# Looking for a room in Lisbon



## Redpaper (Nov 19, 2014)

I am looking to rent a room in Lisbon for 2 or 3 months. Location is unimportant, so long as there are good transport links. I am in Lisbon now, so want to find somewhere asap.

About me: I am 32, female, Australian and I work as a freelancer (most days around 6-7 hours at the library. I keep a fairly regular schedule.) I'm quiet, tidy, and I get along with children and animals. 

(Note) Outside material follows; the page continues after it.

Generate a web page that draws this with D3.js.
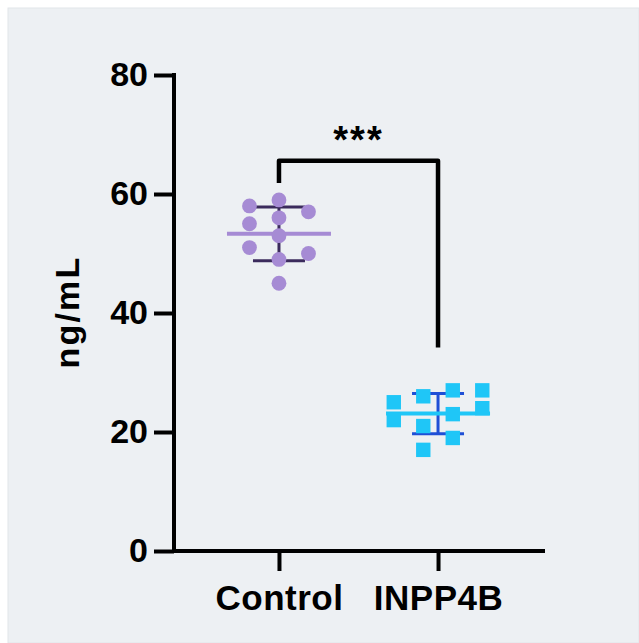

If you know of a spare room available, please PM me!


----------



## BodgieMcBodge (Mar 8, 2013)

Hi, I can't recommend anywhere in particular but have used the site "airbnb" to find places and know in Lisbon you can get a room for less (or more) then 300 euro a month sharing for a 3 month period.


----------



## Aronsky (Jan 18, 2015)

For rooms in Lisbon, try these sites:

Lisbon rooms & shares - craigslist
Quartos e Apartamentos Lisboa Porto Coimbra | Portugal - BQuarto
Quartos em Lisboa
http://lisboa.olx.pt/quartos-para-aluguer-cat-301


----------



## Kiwijock (Mar 4, 2015)

*Room to rent*

Hi

In case you couldn't find link to airnb
Here it is https://www.airbnb.com/

Looks good for someone like me also planning to spend a couple of months in Portugal


----------